Writing Op-Eds

Published Jun 30, 2006

Contributing to the news is a crucial means of affecting public policy and getting traction on an issue. However, scientific research and media work aren’t always a perfect fit. The speed of the media world, and the small amount of space journalists have to cover complex scientific issues, can make the interaction between scientists and the press challenging. Yet scientific expertise has never been in higher demand in the mainstream media. And for scientists, the most effective means of bringing their expertise and convictions to the public is by working with the media.

Below are tips on writing op-eds, a simple and effective way to get a message to both the public and policy makers. UCS has additional information for scientists seeking to engage the news media—please see Letters to the Editor and Meeting with Editorial Boards.

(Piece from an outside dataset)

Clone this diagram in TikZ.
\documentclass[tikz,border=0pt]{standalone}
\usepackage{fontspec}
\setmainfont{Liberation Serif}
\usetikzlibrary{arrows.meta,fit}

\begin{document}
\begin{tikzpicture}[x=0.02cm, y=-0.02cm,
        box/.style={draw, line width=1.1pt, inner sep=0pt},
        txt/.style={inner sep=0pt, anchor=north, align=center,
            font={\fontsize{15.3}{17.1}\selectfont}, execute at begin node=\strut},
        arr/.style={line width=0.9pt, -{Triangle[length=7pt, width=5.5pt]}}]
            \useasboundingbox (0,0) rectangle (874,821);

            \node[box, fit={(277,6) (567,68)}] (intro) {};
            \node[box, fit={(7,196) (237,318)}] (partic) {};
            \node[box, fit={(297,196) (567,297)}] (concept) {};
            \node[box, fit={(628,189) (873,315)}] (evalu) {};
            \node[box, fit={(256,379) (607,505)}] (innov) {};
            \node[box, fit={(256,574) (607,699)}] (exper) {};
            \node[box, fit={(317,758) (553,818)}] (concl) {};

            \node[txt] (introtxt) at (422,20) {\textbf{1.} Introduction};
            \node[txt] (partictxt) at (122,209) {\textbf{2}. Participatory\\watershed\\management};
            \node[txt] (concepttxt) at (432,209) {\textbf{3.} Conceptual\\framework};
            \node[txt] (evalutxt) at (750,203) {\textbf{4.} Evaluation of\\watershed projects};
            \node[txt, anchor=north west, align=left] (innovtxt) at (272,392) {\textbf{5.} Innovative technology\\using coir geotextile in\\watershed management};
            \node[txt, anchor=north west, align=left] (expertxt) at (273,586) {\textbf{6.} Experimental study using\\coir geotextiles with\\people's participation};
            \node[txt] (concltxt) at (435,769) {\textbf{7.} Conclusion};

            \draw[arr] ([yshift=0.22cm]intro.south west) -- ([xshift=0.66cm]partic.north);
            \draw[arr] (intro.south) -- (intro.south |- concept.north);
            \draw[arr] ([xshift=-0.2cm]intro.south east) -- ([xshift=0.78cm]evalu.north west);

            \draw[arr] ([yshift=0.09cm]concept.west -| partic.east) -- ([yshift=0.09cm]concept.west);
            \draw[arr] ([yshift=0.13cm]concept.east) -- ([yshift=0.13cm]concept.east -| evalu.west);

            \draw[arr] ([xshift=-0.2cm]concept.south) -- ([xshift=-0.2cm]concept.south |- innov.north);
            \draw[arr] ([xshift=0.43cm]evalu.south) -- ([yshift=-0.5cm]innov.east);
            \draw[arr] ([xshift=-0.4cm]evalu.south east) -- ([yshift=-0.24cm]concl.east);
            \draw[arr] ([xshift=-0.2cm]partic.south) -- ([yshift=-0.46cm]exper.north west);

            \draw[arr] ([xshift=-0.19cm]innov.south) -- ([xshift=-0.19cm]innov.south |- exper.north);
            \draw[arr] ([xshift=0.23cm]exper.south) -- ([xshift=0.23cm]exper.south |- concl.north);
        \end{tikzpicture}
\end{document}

Op-eds offer you a chance to get your viewpoint out in a visible way. They appear opposite the editorial page in most newspapers and are often located next to columns by syndicated writers like George Will or Ellen Goodman. Op-eds are unsolicited articles written by people not affiliated with the paper—from business executives and scientists to school kids and interested local citizens.

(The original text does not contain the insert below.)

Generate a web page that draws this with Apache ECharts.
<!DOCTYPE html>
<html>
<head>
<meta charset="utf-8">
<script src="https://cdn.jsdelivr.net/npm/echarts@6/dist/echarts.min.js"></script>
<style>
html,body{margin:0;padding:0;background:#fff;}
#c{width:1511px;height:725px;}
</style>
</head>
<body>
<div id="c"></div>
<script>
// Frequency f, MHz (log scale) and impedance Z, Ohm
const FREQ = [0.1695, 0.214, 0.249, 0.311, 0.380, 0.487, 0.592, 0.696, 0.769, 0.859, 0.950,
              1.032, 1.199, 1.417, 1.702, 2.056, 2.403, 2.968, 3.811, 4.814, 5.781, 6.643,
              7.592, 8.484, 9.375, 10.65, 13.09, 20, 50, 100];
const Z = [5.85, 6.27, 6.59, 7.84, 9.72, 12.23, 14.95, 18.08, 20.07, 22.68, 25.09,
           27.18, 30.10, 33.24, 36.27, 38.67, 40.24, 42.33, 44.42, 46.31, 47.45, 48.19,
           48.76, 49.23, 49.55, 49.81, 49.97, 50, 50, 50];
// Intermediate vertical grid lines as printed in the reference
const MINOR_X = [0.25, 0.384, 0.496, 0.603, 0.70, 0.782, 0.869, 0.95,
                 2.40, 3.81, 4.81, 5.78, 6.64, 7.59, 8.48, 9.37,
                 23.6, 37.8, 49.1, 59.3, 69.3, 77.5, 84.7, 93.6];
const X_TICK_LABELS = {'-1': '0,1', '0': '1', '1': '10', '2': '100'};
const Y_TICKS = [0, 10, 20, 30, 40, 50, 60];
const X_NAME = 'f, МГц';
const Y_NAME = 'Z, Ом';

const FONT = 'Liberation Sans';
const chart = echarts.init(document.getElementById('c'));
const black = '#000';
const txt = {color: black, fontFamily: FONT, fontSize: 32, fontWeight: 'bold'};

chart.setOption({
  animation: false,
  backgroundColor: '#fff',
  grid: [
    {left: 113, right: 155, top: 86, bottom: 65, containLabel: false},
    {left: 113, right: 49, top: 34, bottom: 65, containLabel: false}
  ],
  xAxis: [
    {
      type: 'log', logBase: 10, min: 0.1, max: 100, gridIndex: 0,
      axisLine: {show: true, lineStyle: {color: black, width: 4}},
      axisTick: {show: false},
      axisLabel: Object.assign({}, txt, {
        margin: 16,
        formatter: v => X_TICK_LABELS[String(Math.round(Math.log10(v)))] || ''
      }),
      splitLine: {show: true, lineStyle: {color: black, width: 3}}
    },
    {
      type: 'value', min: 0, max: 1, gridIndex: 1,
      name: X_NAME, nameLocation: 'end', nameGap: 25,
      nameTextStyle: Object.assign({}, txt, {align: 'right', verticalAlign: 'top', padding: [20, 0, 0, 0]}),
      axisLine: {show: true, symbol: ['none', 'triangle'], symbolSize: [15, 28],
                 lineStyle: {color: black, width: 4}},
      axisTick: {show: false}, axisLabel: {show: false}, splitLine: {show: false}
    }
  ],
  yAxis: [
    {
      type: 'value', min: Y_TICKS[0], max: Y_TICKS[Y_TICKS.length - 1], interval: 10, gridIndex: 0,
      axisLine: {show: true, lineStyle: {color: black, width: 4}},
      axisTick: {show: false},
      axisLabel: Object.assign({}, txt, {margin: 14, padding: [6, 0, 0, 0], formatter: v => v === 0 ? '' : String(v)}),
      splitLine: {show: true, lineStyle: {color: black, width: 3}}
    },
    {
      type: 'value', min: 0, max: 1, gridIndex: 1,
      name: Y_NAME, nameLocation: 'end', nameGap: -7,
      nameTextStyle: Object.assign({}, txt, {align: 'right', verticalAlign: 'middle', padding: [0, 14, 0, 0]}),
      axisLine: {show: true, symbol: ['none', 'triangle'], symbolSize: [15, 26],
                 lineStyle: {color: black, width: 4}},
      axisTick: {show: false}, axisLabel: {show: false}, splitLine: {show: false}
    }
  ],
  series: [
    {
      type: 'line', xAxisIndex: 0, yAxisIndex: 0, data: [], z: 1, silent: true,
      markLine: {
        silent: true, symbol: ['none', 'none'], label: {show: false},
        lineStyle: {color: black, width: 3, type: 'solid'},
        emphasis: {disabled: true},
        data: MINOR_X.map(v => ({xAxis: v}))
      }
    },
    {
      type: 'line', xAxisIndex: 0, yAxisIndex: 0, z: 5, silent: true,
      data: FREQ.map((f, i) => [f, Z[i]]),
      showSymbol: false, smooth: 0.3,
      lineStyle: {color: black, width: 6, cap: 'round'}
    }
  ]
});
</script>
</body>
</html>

It is often difficult to get an op-ed published in a newspaper. There is limited space for them and editors receive a larger number of unsolicited articles. You might consider other options first, as op-eds take more effort and time than a letter to the editor, for example.

Just like a good essay, op-eds have an introduction, body, and conclusion. The introduction should grab the reader and encourage him or her to read on. Use timely references, colorful language, and metaphors to get the reader's attention. Try to limit the introductory paragraph to three sentences.

The body of the piece further develops your thesis, giving some background and context. Keep each paragraph short and focused. Each paragraph should range from three to five sentences. Try to make one point in each paragraph, and be sure each paragraph flows into the next smoothly. Every paragraph should tie back to the introduction and your overall thesis. Be sure not to get off-track or follow tangents.

The final paragraph should wrap up the piece. Do not leave any dangling ends. Tie everything up and close with a kick. Your conclusion should link to your introduction, carrying the same theme but adding something new. Use your conclusion to state your overall point or opinion. As the first sentence should grab the reader and make her/him want to continue to read, the last sentence should be memorable and make your overall point stick in the reader’s mind.


  1. Do some research first. Before you sit down to write your op-ed, check with your local newspaper to find out the protocol for submitting opinion editorials. Many papers have strict word limits; be sure to follow them carefully. Some, but not all, papers accept op-eds by fax or email. Call your paper and ask how they prefer to receive op-ed submissions, what the word limit is, to whose attention it should be sent, and if they require any supplemental information beyond the personal information listed above. Sending an op-ed to the wrong person, one that is not the correct length, or failing to include all the information they require can keep even the best op-ed out of print. 

  2. Use a catchy title that ties into the theme of your piece. The title is what the reader sees first. Your title should entice the reader. 

  3. Keep the op-ed short and to the point. Ideally, an op-ed should be 550-725 words. Remember, newspapers have very limited space. A short article has a better chance of getting printed.

  4. Grab the reader's attention in the first couple of lines and close with a sentence that will help him or her remember your point. Be creative—an interesting article is more likely to be printed and more likely to be remembered.

  5. Include personal information at the end your op-ed: name, university or organization, title, phone number, address. Many papers will not run a piece without first being able to confirm that you are the author of the piece. 

  6. Follow-up. A few days after you submit your op-ed, you should place a follow-up call to the op-ed editor to check on their interest in running the article.